I’ve been visiting an old friend regularly for about two months now. I met Kevin a little more than 50 years ago, in Los Angeles. He was one of my supervisors, on my pre-doctoral internship, as I tried to figure out how to be a clinical psychologist. Now, he’s in a skilled nursing unit, close to my home.
Six months ago he suffered a stroke and has been struggling with recovery ever since. I went to see him just after the New Year and was shocked to find him so fragile there in his bed. Through his garbled voice, I heard him say he would probably not be eating anymore. Swallowing could kill him so he’d be receiving nourishment through a tube. He also shared how unlikely it was that he’d ever walk again on his own steam.

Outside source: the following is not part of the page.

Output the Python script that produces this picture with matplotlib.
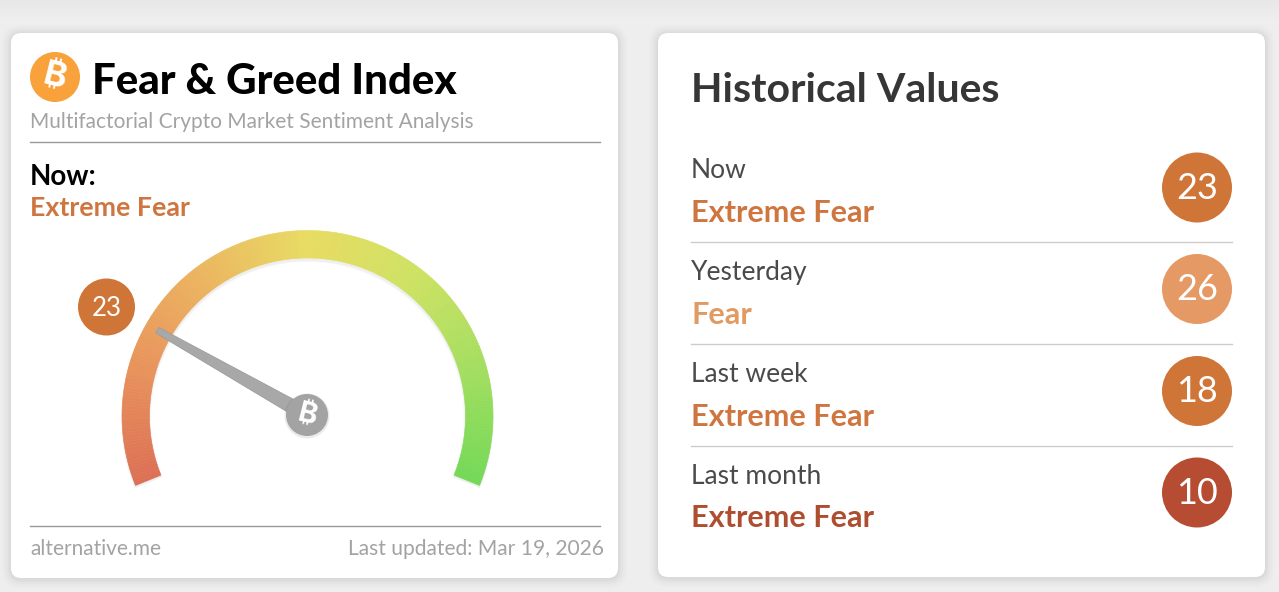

Although he’d been gravely ill it was still a shocker – to see him so compromised, so far from the tall, sturdy person I’d known. I felt helpless, and a deep, blanketing sorrow came over me. There was nothing I could do, and apparently not much he could do. But he said he was relieved not to eat again, avoiding the danger of fatal choking. Incredible, and chilling, I thought, how our outlook changes, and narrows, with circumstance. A small door in my mind opened on what it would be like for me to be in Kevin’s place, but I shut it quickly, afraid to go there.
Anybody know someone like Kevin, or what I mean about shutting the door?